### Stated problem
Each entry below should be written out exactly as it is, with no pictures.

— start —

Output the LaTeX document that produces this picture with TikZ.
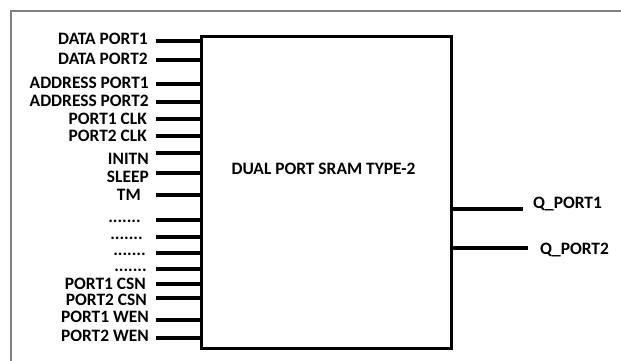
\documentclass[tikz,border=0pt]{standalone}
\usepackage{fontspec}
\setmainfont{Carlito}
\begin{document}
\begin{tikzpicture}[x=1pt,y=-1pt,
  lbl/.style={font=\bfseries\fontsize{17.4}{19}\selectfont, inner sep=0pt, text height=11.2pt, text depth=0pt},
  dotlbl/.style={font=\bfseries\fontsize{17.4}{19}\selectfont, inner sep=0pt, anchor=base east},
  pin/.style={line width=3.6pt},
  frame/.style={draw=black!50, line width=2pt}]
\useasboundingbox (0,0) rectangle (621,361);
% outer frame (left and top only visible)
\draw[frame] (11,362) -- (11,11) -- (622,11);
% main block
\node[draw, line width=3.4pt, minimum width=250pt, minimum height=312pt, inner sep=0pt, anchor=north west] (box) at (200,35) {};
\node[lbl] (title) at (323.5,169) {DUAL PORT SRAM TYPE-2};
% left pins
\foreach \n/\y/\tx/\ty/\t in {
  1/41/148/39/DATA PORT1,
  2/60/148/59/DATA PORT2,
  3/84/149/83/ADDRESS PORT1,
  4/102/149/101/ADDRESS PORT2,
  5/119/147/119/PORT1 CLK,
  6/136/147/136/PORT2 CLK,
  7/153/149/159/INITN,
  8/173/149/177/SLEEP,
  9/195/141/195/TM,
  14/284/146/283.5/PORT1 CSN,
  15/298/147/299.5/PORT2 CSN,
  16/320/149/317/PORT1 WEN,
  17/338/149/336/PORT2 WEN}{
  \node[lbl, anchor=east] (l\n) at (\tx,\ty) {\t};
  \coordinate (p\n) at (156,\y);
  \draw[pin] (p\n) -- (p\n -| box.west);
}
\foreach \n/\y/\tx in {10/220/141, 11/237/143, 12/253/146, 13/269/147}{
  \node[dotlbl] (l\n) at (\tx,\y+2.5) {.......};
  \coordinate (p\n) at (156,\y);
  \draw[pin] (p\n) -- (p\n -| box.west);
}
% right pins
\coordinate (q1) at (523,209);
\coordinate (q2) at (528,248);
\draw[pin] (q1 -| box.east) -- (q1);
\draw[pin] (q2 -| box.east) -- (q2);
\node[lbl, anchor=west] (lq1) at (533,203) {Q\_PORT1};
\node[lbl, anchor=west] (lq2) at (540,249) {Q\_PORT2};
\end{tikzpicture}
\end{document}
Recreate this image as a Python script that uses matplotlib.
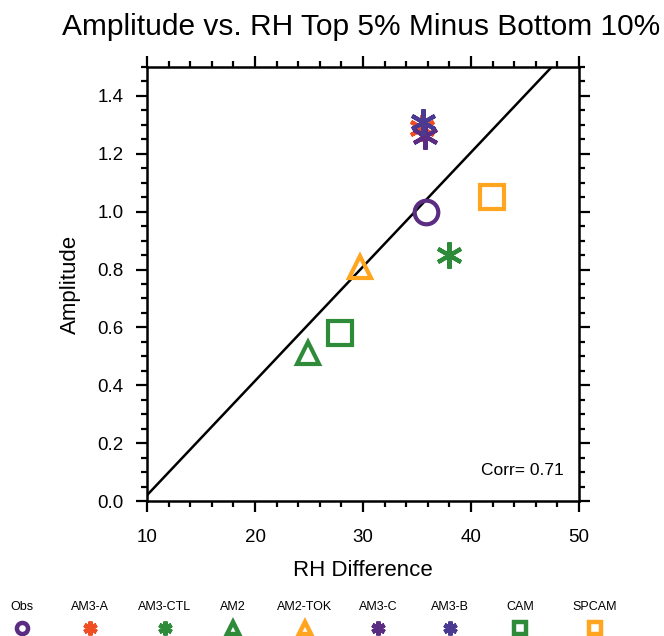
import matplotlib
matplotlib.use("Agg")
import matplotlib.pyplot as plt
from matplotlib.ticker import MultipleLocator

plt.rcParams['font.family'] = ['Liberation Sans', 'DejaVu Sans']

models = ["Obs", "AM3-A", "AM3-CTL", "AM2", "AM2-TOK", "AM3-C", "AM3-B", "CAM", "SPCAM"]
rh_diff = [35.8, 35.5, 38.0, 24.9, 29.7, 35.7, 35.6, 27.9, 41.9]
amplitude = [1.00, 1.29, 0.85, 0.51, 0.81, 1.26, 1.31, 0.58, 1.05]
colors = ["#5a2d82", "#f04e23", "#2e8b3a", "#2e8b3a", "#ffa51f", "#5a2d82", "#4b3a91", "#2e8b3a", "#ffa51f"]
markers = ["o", (6, 2, 0), (6, 2, 0), "^", "^", (6, 2, 0), (6, 2, 0), "s", "s"]
legend_x = [22, 90, 165, 233, 305, 378, 450, 520, 595]

fit_slope = 0.0395
fit_intercept = -0.375
corr_text = "Corr= 0.71"

fig = plt.figure(figsize=(6.64, 6.36), dpi=100)
ax = fig.add_axes([147/664, 1-501/636, 432/664, 434/636])

ax.set_xlim(10, 50)
ax.set_ylim(0, 1.5)

xs = [10, 50]
ax.plot(xs, [fit_intercept + fit_slope*x for x in xs], color="black", lw=1.8, zorder=2)

for x, y, c, m in zip(rh_diff, amplitude, colors, markers):
    ms = 19 if isinstance(m, tuple) else 17
    if m == "^":
        ms = 16
    ax.plot([x], [y], linestyle="none", marker=m, markersize=ms, markerfacecolor="none",
            markeredgecolor=c, markeredgewidth=3.0, zorder=3)

ax.xaxis.set_major_locator(MultipleLocator(10))
ax.xaxis.set_minor_locator(MultipleLocator(2))
ax.yaxis.set_major_locator(MultipleLocator(0.2))
ax.yaxis.set_minor_locator(MultipleLocator(0.05))
ax.yaxis.set_major_formatter(matplotlib.ticker.FormatStrFormatter("%.1f"))
ax.tick_params(which="both", direction="out", top=True, right=True, width=1.6, labelsize=13.5)
ax.tick_params(which="major", length=8)
ax.tick_params(axis="x", which="major", pad=12)
ax.tick_params(axis="y", which="major", pad=9)
ax.tick_params(which="minor", length=4)
for s in ax.spines.values():
    s.set_linewidth(1.8)

ax.set_xlabel("RH Difference", fontsize=16, labelpad=10)
ax.set_ylabel("Amplitude", fontsize=16, labelpad=12)
ax.set_title("Amplitude vs. RH Top 5% Minus Bottom 10%", fontsize=21.5, pad=23, x=0.495)
ax.text(0.965, 0.07, corr_text, transform=ax.transAxes, ha="right", va="center", fontsize=12.5)

for lab, px, c, m in zip(models, legend_x, colors, markers):
    fig.text(px/664, 1-607/636, lab, ha="center", va="center", fontsize=9)
    ms = 10 if isinstance(m, tuple) else 8
    fig.lines.append(matplotlib.lines.Line2D([px/664], [1-628/636], transform=fig.transFigure,
                     linestyle="none", marker=m, markersize=ms, markerfacecolor="none",
                     markeredgecolor=c, markeredgewidth=3.2))

fig.savefig("out.png", dpi=100)
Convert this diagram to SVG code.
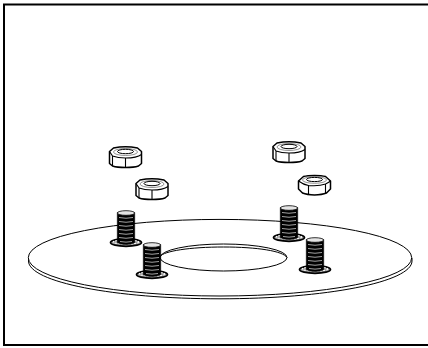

— end —

### Right answer
Output the LaTeX document that produces this picture with TikZ.
\documentclass[tikz,border=0pt]{standalone}
\usepackage{fontspec}
\setmainfont{Carlito}
\begin{document}
\begin{tikzpicture}[x=1pt,y=-1pt,
  lbl/.style={font=\bfseries\fontsize{17.4}{19}\selectfont, inner sep=0pt, text height=11.2pt, text depth=0pt},
  dotlbl/.style={font=\bfseries\fontsize{17.4}{19}\selectfont, inner sep=0pt, anchor=base east},
  pin/.style={line width=3.6pt},
  frame/.style={draw=black!50, line width=2pt}]
\useasboundingbox (0,0) rectangle (621,361);
% outer frame (left and top only visible)
\draw[frame] (11,362) -- (11,11) -- (622,11);
% main block
\node[draw, line width=3.4pt, minimum width=250pt, minimum height=312pt, inner sep=0pt, anchor=north west] (box) at (200,35) {};
\node[lbl] (title) at (323.5,169) {DUAL PORT SRAM TYPE-2};
% left pins
\foreach \n/\y/\tx/\ty/\t in {
  1/41/148/39/DATA PORT1,
  2/60/148/59/DATA PORT2,
  3/84/149/83/ADDRESS PORT1,
  4/102/149/101/ADDRESS PORT2,
  5/119/147/119/PORT1 CLK,
  6/136/147/136/PORT2 CLK,
  7/153/149/159/INITN,
  8/173/149/177/SLEEP,
  9/195/141/195/TM,
  14/284/146/283.5/PORT1 CSN,
  15/298/147/299.5/PORT2 CSN,
  16/320/149/317/PORT1 WEN,
  17/338/149/336/PORT2 WEN}{
  \node[lbl, anchor=east] (l\n) at (\tx,\ty) {\t};
  \coordinate (p\n) at (156,\y);
  \draw[pin] (p\n) -- (p\n -| box.west);
}
\foreach \n/\y/\tx in {10/220/141, 11/237/143, 12/253/146, 13/269/147}{
  \node[dotlbl] (l\n) at (\tx,\y+2.5) {.......};
  \coordinate (p\n) at (156,\y);
  \draw[pin] (p\n) -- (p\n -| box.west);
}
% right pins
\coordinate (q1) at (523,209);
\coordinate (q2) at (528,248);
\draw[pin] (q1 -| box.east) -- (q1);
\draw[pin] (q2 -| box.east) -- (q2);
\node[lbl, anchor=west] (lq1) at (533,203) {Q\_PORT1};
\node[lbl, anchor=west] (lq2) at (540,249) {Q\_PORT2};
\end{tikzpicture}
\end{document}
Recreate this image as a Python script that uses matplotlib.
import matplotlib
matplotlib.use("Agg")
import matplotlib.pyplot as plt
from matplotlib.ticker import MultipleLocator

plt.rcParams['font.family'] = ['Liberation Sans', 'DejaVu Sans']

models = ["Obs", "AM3-A", "AM3-CTL", "AM2", "AM2-TOK", "AM3-C", "AM3-B", "CAM", "SPCAM"]
rh_diff = [35.8, 35.5, 38.0, 24.9, 29.7, 35.7, 35.6, 27.9, 41.9]
amplitude = [1.00, 1.29, 0.85, 0.51, 0.81, 1.26, 1.31, 0.58, 1.05]
colors = ["#5a2d82", "#f04e23", "#2e8b3a", "#2e8b3a", "#ffa51f", "#5a2d82", "#4b3a91", "#2e8b3a", "#ffa51f"]
markers = ["o", (6, 2, 0), (6, 2, 0), "^", "^", (6, 2, 0), (6, 2, 0), "s", "s"]
legend_x = [22, 90, 165, 233, 305, 378, 450, 520, 595]

fit_slope = 0.0395
fit_intercept = -0.375
corr_text = "Corr= 0.71"

fig = plt.figure(figsize=(6.64, 6.36), dpi=100)
ax = fig.add_axes([147/664, 1-501/636, 432/664, 434/636])

ax.set_xlim(10, 50)
ax.set_ylim(0, 1.5)

xs = [10, 50]
ax.plot(xs, [fit_intercept + fit_slope*x for x in xs], color="black", lw=1.8, zorder=2)

for x, y, c, m in zip(rh_diff, amplitude, colors, markers):
    ms = 19 if isinstance(m, tuple) else 17
    if m == "^":
        ms = 16
    ax.plot([x], [y], linestyle="none", marker=m, markersize=ms, markerfacecolor="none",
            markeredgecolor=c, markeredgewidth=3.0, zorder=3)

ax.xaxis.set_major_locator(MultipleLocator(10))
ax.xaxis.set_minor_locator(MultipleLocator(2))
ax.yaxis.set_major_locator(MultipleLocator(0.2))
ax.yaxis.set_minor_locator(MultipleLocator(0.05))
ax.yaxis.set_major_formatter(matplotlib.ticker.FormatStrFormatter("%.1f"))
ax.tick_params(which="both", direction="out", top=True, right=True, width=1.6, labelsize=13.5)
ax.tick_params(which="major", length=8)
ax.tick_params(axis="x", which="major", pad=12)
ax.tick_params(axis="y", which="major", pad=9)
ax.tick_params(which="minor", length=4)
for s in ax.spines.values():
    s.set_linewidth(1.8)

ax.set_xlabel("RH Difference", fontsize=16, labelpad=10)
ax.set_ylabel("Amplitude", fontsize=16, labelpad=12)
ax.set_title("Amplitude vs. RH Top 5% Minus Bottom 10%", fontsize=21.5, pad=23, x=0.495)
ax.text(0.965, 0.07, corr_text, transform=ax.transAxes, ha="right", va="center", fontsize=12.5)

for lab, px, c, m in zip(models, legend_x, colors, markers):
    fig.text(px/664, 1-607/636, lab, ha="center", va="center", fontsize=9)
    ms = 10 if isinstance(m, tuple) else 8
    fig.lines.append(matplotlib.lines.Line2D([px/664], [1-628/636], transform=fig.transFigure,
                     linestyle="none", marker=m, markersize=ms, markerfacecolor="none",
                     markeredgecolor=c, markeredgewidth=3.2))

fig.savefig("out.png", dpi=100)
Convert this diagram to SVG code.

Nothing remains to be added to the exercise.